TASK GOAL:
Send back exactly the lines from the opening line of the records below through the one with "plt.rcParams['mathtext.default'] = 'regular'".

(Data entries)
....................

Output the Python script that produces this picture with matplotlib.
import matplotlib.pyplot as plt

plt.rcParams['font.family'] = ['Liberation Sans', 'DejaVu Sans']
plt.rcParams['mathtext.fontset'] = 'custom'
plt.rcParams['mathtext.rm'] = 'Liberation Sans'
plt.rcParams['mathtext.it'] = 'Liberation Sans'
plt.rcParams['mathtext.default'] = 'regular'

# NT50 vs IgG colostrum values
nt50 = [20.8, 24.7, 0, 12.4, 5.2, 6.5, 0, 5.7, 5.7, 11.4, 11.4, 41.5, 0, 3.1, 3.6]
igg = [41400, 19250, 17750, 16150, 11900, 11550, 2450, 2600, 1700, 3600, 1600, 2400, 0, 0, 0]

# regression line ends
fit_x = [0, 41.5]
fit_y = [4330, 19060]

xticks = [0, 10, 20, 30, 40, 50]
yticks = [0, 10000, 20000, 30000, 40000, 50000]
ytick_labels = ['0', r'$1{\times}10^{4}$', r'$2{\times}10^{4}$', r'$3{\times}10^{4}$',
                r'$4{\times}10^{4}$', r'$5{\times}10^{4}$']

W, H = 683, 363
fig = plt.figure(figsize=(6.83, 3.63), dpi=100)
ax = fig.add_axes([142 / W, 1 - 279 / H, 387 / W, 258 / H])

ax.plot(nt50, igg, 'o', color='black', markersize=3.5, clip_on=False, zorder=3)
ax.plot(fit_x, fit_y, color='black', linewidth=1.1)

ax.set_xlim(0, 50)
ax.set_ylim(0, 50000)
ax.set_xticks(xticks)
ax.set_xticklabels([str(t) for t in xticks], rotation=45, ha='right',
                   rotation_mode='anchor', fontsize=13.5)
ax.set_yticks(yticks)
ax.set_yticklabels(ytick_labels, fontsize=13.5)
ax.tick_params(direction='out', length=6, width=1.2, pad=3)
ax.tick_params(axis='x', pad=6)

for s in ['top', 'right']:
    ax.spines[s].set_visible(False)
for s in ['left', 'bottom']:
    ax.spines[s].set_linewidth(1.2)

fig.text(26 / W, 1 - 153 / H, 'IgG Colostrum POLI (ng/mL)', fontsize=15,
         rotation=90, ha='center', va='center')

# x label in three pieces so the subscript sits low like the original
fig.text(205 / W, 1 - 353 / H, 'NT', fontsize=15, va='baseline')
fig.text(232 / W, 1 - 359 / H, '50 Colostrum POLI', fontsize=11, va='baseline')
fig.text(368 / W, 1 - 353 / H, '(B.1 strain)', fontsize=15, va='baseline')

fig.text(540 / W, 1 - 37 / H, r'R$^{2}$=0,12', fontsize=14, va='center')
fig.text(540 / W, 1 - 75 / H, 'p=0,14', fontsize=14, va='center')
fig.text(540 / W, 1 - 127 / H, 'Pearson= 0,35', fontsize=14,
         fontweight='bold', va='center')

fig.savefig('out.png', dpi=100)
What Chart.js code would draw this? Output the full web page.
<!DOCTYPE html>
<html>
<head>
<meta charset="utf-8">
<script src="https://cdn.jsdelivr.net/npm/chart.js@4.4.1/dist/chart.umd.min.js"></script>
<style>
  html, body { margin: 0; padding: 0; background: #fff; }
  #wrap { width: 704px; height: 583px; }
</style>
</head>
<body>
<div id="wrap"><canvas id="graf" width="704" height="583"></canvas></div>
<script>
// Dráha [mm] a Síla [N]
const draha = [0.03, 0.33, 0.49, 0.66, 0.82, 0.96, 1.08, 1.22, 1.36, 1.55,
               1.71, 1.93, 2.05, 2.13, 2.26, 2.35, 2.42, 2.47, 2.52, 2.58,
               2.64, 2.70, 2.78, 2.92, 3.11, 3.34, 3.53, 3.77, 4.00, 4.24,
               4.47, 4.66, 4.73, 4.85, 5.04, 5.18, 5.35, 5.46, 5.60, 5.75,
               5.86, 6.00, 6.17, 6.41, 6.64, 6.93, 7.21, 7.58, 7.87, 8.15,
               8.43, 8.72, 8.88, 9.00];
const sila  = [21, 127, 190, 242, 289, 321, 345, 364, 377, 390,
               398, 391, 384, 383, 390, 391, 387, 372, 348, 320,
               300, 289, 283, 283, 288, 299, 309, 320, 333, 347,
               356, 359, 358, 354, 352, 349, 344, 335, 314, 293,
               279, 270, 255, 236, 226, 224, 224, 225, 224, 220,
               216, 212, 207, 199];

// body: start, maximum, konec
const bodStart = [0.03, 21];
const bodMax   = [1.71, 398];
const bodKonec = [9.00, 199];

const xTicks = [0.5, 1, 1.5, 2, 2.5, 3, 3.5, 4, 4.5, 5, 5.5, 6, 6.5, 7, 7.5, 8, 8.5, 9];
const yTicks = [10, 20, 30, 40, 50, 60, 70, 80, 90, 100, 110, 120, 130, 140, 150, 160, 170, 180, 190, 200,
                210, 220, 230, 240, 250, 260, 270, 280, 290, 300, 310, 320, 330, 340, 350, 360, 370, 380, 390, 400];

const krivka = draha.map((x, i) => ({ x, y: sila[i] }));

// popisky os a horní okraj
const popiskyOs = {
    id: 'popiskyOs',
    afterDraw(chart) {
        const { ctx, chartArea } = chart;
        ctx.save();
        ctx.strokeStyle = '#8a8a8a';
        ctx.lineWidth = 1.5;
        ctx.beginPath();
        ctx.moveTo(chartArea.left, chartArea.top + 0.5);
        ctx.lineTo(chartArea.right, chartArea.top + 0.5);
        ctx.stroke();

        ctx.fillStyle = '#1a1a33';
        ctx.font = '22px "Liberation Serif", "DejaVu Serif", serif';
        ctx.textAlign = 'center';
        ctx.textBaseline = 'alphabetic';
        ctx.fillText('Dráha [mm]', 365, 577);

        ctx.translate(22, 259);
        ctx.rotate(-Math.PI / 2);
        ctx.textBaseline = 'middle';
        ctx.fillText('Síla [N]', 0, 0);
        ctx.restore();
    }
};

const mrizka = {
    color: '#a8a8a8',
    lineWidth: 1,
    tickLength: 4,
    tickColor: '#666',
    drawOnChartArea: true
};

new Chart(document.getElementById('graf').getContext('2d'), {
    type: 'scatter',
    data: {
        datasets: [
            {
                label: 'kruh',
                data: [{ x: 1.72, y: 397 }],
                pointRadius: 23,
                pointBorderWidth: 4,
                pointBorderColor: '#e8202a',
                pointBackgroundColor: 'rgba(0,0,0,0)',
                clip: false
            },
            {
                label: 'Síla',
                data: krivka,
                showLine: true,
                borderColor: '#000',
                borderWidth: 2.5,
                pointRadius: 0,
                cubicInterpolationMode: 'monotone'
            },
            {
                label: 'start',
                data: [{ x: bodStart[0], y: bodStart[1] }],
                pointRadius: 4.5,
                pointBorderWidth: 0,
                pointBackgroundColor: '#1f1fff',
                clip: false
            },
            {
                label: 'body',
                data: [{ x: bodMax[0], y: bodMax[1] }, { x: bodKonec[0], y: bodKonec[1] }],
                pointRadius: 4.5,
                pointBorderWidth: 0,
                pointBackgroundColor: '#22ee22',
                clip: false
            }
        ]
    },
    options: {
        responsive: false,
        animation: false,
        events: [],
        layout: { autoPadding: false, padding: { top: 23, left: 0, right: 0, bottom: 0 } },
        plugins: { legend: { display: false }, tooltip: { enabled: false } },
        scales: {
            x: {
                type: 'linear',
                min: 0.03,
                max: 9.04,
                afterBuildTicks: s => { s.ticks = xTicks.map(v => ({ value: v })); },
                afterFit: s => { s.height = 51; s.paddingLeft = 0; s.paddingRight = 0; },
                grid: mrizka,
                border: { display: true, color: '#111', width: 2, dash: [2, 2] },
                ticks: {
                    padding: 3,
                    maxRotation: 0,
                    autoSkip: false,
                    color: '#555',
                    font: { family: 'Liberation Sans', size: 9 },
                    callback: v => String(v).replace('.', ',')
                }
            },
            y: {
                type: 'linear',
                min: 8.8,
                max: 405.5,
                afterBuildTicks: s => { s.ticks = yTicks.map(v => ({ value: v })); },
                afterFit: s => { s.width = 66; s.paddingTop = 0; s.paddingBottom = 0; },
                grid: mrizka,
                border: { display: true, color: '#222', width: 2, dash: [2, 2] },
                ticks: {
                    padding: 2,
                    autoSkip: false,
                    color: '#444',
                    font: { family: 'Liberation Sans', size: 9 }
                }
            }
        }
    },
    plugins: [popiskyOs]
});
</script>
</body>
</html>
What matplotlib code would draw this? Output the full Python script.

....................

FINAL RESULT:
Output the Python script that produces this picture with matplotlib.
import matplotlib.pyplot as plt

plt.rcParams['font.family'] = ['Liberation Sans', 'DejaVu Sans']
plt.rcParams['mathtext.fontset'] = 'custom'
plt.rcParams['mathtext.rm'] = 'Liberation Sans'
plt.rcParams['mathtext.it'] = 'Liberation Sans'
plt.rcParams['mathtext.default'] = 'regular'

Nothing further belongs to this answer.